> [REQUEST] Leave out the pictures, then reproduce the rest of the material exactly.

** Start DATA LINES **

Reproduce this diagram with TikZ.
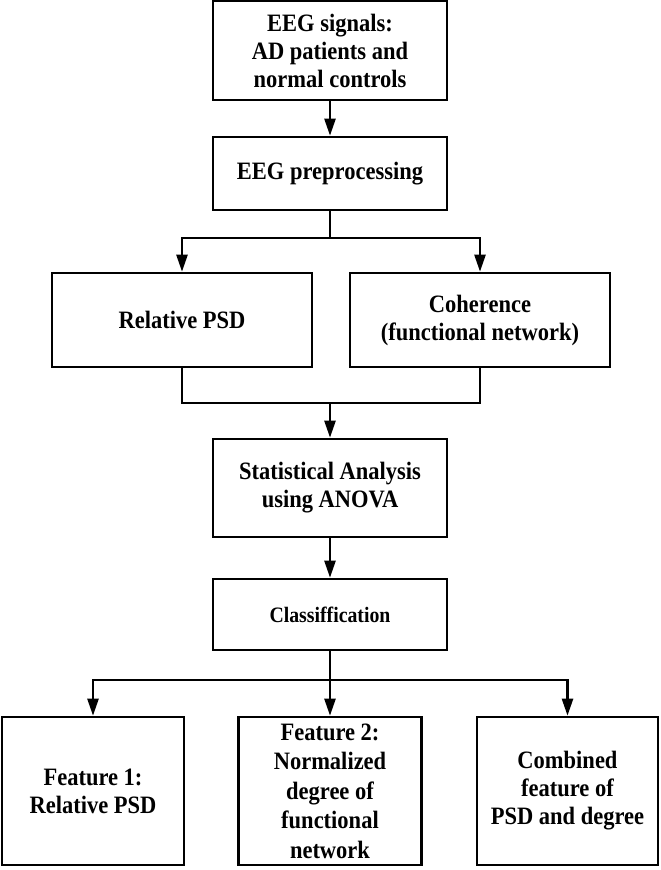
\documentclass[tikz,border=0pt]{standalone}
\usepackage{fontspec}
\setmainfont{Liberation Serif}
\newfontfamily\boxfont{Liberation Serif}[FakeStretch=0.9]
\usetikzlibrary{arrows.meta}
\begin{document}
\begin{tikzpicture}[x=1pt,y=-1pt,
  box/.style={draw, line width=2.6pt, align=center, inner sep=0pt,
    font=\boxfont\fontsize{25}{28}\selectfont\bfseries},
  arr/.style={line width=2.4pt, -{Triangle[length=17pt,width=11pt]}},
  con/.style={line width=2.4pt}]
\useasboundingbox (0,0) rectangle (661,870);
\node[box, minimum width=234pt, minimum height=99pt] (b1) at (330,50.5) {EEG signals:\\ AD patients and\\ normal controls};
\node[box, minimum width=234pt, minimum height=73pt] (b2) at (330,173.5) {EEG preprocessing};
\node[box, minimum width=260pt, minimum height=94pt] (b3) at (182,320) {Relative PSD};
\node[box, minimum width=260pt, minimum height=94pt] (b4) at (480,320) {Coherence\\(functional network)};
\node[box, minimum width=234pt, minimum height=98pt] (b5) at (330,488) {Statistical Analysis\\using ANOVA};
\node[box, minimum width=234pt, minimum height=71pt, font=\boxfont\fontsize{22}{26}\selectfont\bfseries] (b6) at (330,614.5) {Classiffication};
\node[box, minimum width=182pt, minimum height=148pt] (b7) at (93,791) {Feature 1:\\Relative PSD};
\node[box, minimum width=183pt, minimum height=148pt, font=\boxfont\fontsize{25}{29.5}\selectfont\bfseries] (b8) at (330,791) {Feature 2:\\Normalized\\degree of\\functional\\network};
\node[box, minimum width=181pt, minimum height=148pt] (b9) at (567.5,791) {Combined\\feature of\\PSD and degree};
\coordinate (s1) at (330,238);
\coordinate (m1) at (330,403);
\coordinate (s2) at (330,680);
\draw[arr] (b1.south) -- (b2.north);
\draw[con] (b2.south) -- (s1);
\draw[arr] (s1) -| (b3.north);
\draw[arr] (s1) -| (b4.north);
\draw[con] (b3.south) |- (m1);
\draw[con] (b4.south) |- (m1);
\draw[arr] (m1) -- (b5.north);
\draw[arr] (b5.south) -- (b6.north);
\draw[con] (b6.south) -- (s2);
\draw[arr] (s2) -| (b7.north);
\draw[arr] (s2) -- (b8.north);
\draw[arr] (s2) -| (b9.north);
\end{tikzpicture}
\end{document}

** End DATA LINES **

> [THE REPLY]
Reproduce this diagram with TikZ.
\documentclass[tikz,border=0pt]{standalone}
\usepackage{fontspec}
\setmainfont{Liberation Serif}
\newfontfamily\boxfont{Liberation Serif}[FakeStretch=0.9]
\usetikzlibrary{arrows.meta}
\begin{document}
\begin{tikzpicture}[x=1pt,y=-1pt,
  box/.style={draw, line width=2.6pt, align=center, inner sep=0pt,
    font=\boxfont\fontsize{25}{28}\selectfont\bfseries},
  arr/.style={line width=2.4pt, -{Triangle[length=17pt,width=11pt]}},
  con/.style={line width=2.4pt}]
\useasboundingbox (0,0) rectangle (661,870);
\node[box, minimum width=234pt, minimum height=99pt] (b1) at (330,50.5) {EEG signals:\\ AD patients and\\ normal controls};
\node[box, minimum width=234pt, minimum height=73pt] (b2) at (330,173.5) {EEG preprocessing};
\node[box, minimum width=260pt, minimum height=94pt] (b3) at (182,320) {Relative PSD};
\node[box, minimum width=260pt, minimum height=94pt] (b4) at (480,320) {Coherence\\(functional network)};
\node[box, minimum width=234pt, minimum height=98pt] (b5) at (330,488) {Statistical Analysis\\using ANOVA};
\node[box, minimum width=234pt, minimum height=71pt, font=\boxfont\fontsize{22}{26}\selectfont\bfseries] (b6) at (330,614.5) {Classiffication};
\node[box, minimum width=182pt, minimum height=148pt] (b7) at (93,791) {Feature 1:\\Relative PSD};
\node[box, minimum width=183pt, minimum height=148pt, font=\boxfont\fontsize{25}{29.5}\selectfont\bfseries] (b8) at (330,791) {Feature 2:\\Normalized\\degree of\\functional\\network};
\node[box, minimum width=181pt, minimum height=148pt] (b9) at (567.5,791) {Combined\\feature of\\PSD and degree};
\coordinate (s1) at (330,238);
\coordinate (m1) at (330,403);
\coordinate (s2) at (330,680);
\draw[arr] (b1.south) -- (b2.north);
\draw[con] (b2.south) -- (s1);
\draw[arr] (s1) -| (b3.north);
\draw[arr] (s1) -| (b4.north);
\draw[con] (b3.south) |- (m1);
\draw[con] (b4.south) |- (m1);
\draw[arr] (m1) -- (b5.north);
\draw[arr] (b5.south) -- (b6.north);
\draw[con] (b6.south) -- (s2);
\draw[arr] (s2) -| (b7.north);
\draw[arr] (s2) -- (b8.north);
\draw[arr] (s2) -| (b9.north);
\end{tikzpicture}
\end{document}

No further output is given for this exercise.